O'Connor and feminism

A journalist emailed me yesterday to ask if I knew a good source to talk to on the subject of what Sandra Day O'Connor's elevation to the Supreme Court had meant to women in the law. After I got tired of scraching my head, I came up with Mary Cheh. Professor Cheh has been a role model and a counsellor to many a female law student at GWU, including me, since 1979. I'd be interested to hear her thoughts.

I was in law school when O'Connor was appointed in 1981, but I don't remember thrilling to it. She was a conservative Reagan appointee. Whatever effect she had on the status of women in the law, I would have to say it was uneven. Forty percent of my law school class was female. Yet when I clerked in Dallas in the summer of 1983, I got a message in no uncertain terms: the courthouse would not be a welcoming place. Women don't do well in the courtroom down here, one lawyer told me ("except in domestic relations cases"). It's just the way it is. So I high-tailed it back to Washington and never looked back.

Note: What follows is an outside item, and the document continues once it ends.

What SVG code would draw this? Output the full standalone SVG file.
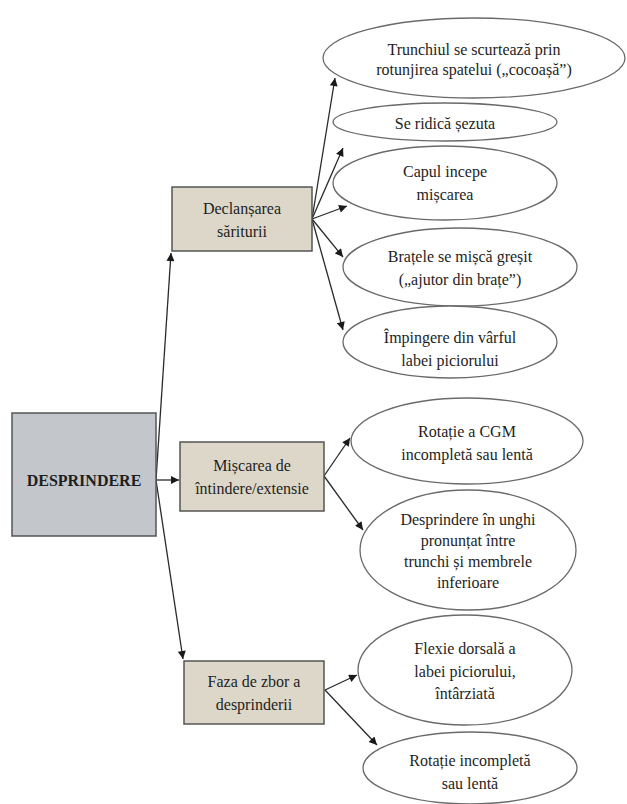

Slate editor Dalia Lithwick, a decade my junior, writes, "Justice O'Connor is a huge mystery to most women of my generation."

Ruth Bader Ginsburg made more sense to my female colleagues. She used her law degree to advance women's rights before she came to the court and continues to do so today. Justice O'Connor always seemed like a fullback in a lacy jabot - testy and aggressive and with the expectation that feminism means stop whining and do for yourself.

Even so, I suspect we'll fondly remember the great feminist judge from Arizona once her replacement is found.